» Provided records:
•••
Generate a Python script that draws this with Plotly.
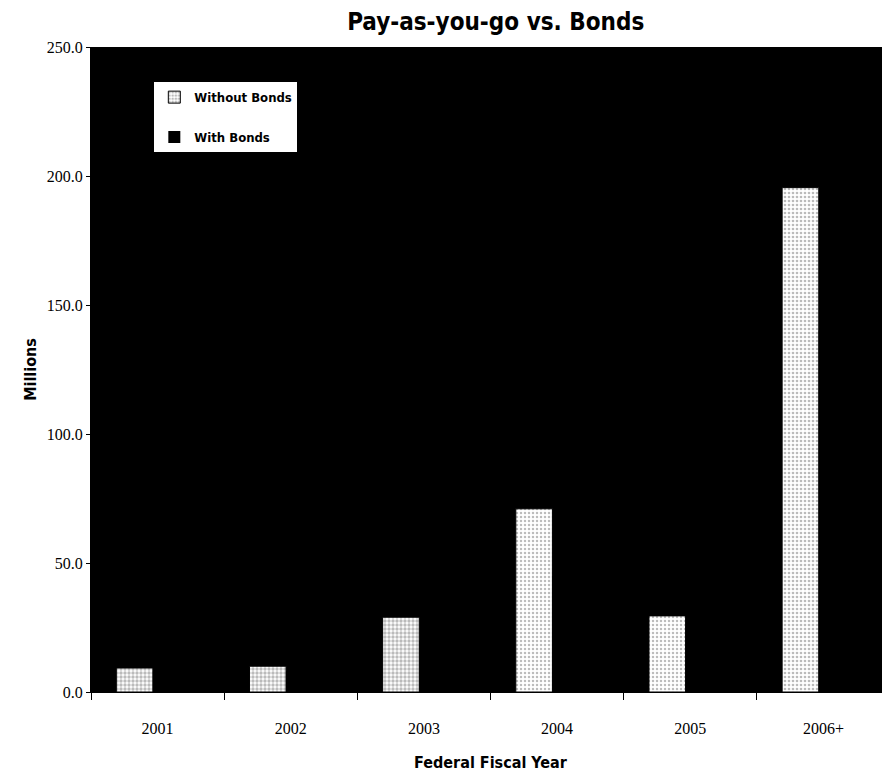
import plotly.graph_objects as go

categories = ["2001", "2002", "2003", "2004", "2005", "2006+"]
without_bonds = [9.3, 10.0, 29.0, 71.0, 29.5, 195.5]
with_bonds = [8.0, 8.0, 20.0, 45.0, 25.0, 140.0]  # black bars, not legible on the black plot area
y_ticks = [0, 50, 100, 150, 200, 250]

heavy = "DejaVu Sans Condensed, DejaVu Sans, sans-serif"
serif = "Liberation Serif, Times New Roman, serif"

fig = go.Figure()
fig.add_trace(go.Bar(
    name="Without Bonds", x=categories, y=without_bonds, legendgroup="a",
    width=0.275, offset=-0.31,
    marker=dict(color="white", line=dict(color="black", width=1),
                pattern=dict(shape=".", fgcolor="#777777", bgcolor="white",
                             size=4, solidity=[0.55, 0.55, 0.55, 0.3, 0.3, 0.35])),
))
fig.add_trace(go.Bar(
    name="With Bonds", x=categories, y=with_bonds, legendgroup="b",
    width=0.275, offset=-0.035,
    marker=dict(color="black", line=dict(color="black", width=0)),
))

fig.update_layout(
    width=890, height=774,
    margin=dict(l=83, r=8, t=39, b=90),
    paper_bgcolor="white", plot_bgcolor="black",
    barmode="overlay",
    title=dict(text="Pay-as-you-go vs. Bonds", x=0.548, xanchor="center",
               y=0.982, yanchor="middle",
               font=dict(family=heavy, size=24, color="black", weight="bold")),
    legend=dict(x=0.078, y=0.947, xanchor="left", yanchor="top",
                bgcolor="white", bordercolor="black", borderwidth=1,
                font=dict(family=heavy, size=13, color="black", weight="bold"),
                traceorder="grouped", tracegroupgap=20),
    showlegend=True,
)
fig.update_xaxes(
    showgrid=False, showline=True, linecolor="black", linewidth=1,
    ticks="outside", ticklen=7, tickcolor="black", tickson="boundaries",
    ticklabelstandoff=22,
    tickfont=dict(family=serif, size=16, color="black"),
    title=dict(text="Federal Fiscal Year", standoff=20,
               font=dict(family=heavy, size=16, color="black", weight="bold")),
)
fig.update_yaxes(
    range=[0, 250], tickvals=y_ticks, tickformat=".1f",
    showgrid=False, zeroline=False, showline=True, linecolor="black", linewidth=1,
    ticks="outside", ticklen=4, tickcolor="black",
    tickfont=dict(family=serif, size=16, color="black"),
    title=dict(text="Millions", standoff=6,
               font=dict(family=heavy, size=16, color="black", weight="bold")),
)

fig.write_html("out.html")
•••
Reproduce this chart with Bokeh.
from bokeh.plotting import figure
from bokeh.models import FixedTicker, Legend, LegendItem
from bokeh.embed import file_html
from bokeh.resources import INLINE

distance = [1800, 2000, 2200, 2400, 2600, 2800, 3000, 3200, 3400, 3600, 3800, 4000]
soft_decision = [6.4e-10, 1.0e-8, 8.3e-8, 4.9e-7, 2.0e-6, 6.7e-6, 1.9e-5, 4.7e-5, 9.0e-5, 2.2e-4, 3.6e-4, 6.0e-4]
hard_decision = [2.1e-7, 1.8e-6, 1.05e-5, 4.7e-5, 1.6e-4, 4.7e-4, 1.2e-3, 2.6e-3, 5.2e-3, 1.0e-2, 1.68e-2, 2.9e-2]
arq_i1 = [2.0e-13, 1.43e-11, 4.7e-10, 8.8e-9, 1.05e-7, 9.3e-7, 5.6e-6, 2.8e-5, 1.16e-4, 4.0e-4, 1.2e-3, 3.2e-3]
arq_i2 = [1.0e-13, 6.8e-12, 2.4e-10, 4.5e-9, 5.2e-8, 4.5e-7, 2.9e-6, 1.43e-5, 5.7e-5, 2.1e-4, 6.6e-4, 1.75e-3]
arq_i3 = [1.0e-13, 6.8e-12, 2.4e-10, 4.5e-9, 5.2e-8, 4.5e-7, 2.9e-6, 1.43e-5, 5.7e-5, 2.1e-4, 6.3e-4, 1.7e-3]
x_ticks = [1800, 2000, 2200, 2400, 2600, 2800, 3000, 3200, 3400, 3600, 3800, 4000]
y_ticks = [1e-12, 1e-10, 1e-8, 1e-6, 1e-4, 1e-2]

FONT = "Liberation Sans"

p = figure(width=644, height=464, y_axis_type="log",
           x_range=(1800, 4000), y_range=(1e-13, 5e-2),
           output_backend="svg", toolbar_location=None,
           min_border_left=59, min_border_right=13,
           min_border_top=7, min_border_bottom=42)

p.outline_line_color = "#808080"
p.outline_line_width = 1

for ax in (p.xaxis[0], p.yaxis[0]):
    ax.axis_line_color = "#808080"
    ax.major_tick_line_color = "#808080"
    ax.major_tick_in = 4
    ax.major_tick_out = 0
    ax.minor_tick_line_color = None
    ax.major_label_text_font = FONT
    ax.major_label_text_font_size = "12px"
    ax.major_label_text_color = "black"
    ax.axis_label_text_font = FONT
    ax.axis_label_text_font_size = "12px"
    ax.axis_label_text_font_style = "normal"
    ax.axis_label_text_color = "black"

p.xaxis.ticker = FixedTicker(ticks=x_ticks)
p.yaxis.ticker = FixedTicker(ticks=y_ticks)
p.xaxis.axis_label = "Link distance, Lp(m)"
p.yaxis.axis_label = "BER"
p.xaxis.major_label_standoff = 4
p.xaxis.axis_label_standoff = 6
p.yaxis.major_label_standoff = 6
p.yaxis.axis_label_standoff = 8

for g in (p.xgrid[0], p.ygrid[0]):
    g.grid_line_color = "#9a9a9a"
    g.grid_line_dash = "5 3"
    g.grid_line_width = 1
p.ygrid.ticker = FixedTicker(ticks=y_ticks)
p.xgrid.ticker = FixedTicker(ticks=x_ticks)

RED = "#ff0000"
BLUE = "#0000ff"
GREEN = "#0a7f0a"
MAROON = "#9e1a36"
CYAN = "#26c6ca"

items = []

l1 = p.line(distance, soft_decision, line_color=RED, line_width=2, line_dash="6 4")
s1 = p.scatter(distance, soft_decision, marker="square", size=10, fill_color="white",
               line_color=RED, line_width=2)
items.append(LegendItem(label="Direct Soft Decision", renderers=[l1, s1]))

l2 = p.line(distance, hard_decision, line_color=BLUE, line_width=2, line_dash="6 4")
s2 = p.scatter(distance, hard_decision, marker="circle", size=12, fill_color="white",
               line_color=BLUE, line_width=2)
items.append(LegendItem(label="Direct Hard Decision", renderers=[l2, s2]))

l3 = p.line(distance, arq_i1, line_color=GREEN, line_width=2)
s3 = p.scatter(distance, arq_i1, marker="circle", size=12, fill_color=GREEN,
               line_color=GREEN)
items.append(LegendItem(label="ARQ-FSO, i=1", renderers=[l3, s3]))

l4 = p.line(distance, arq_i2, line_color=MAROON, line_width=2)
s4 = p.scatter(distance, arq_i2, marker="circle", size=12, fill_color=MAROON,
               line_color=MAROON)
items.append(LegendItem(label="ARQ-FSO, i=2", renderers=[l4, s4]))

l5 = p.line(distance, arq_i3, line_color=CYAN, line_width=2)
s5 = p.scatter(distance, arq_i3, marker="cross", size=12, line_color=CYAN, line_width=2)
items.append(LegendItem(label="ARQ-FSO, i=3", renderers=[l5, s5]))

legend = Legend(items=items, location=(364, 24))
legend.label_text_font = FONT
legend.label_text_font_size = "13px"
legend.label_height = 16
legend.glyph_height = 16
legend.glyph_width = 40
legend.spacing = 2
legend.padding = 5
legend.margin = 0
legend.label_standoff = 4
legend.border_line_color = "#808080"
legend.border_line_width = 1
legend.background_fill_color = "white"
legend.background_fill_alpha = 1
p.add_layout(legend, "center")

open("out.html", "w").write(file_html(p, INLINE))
•••
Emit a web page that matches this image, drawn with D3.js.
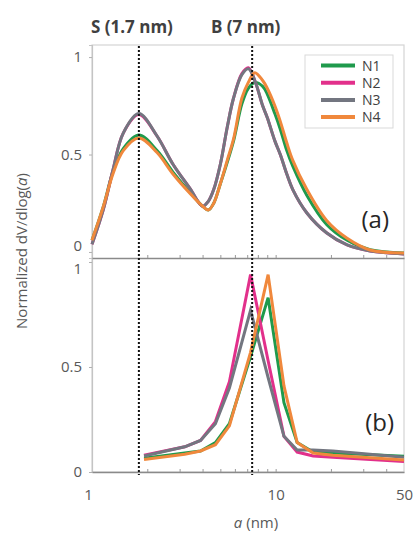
•••
» Aim: Find every line in the records that has the string "this", then state how many there are and nothing else.

» The result: 3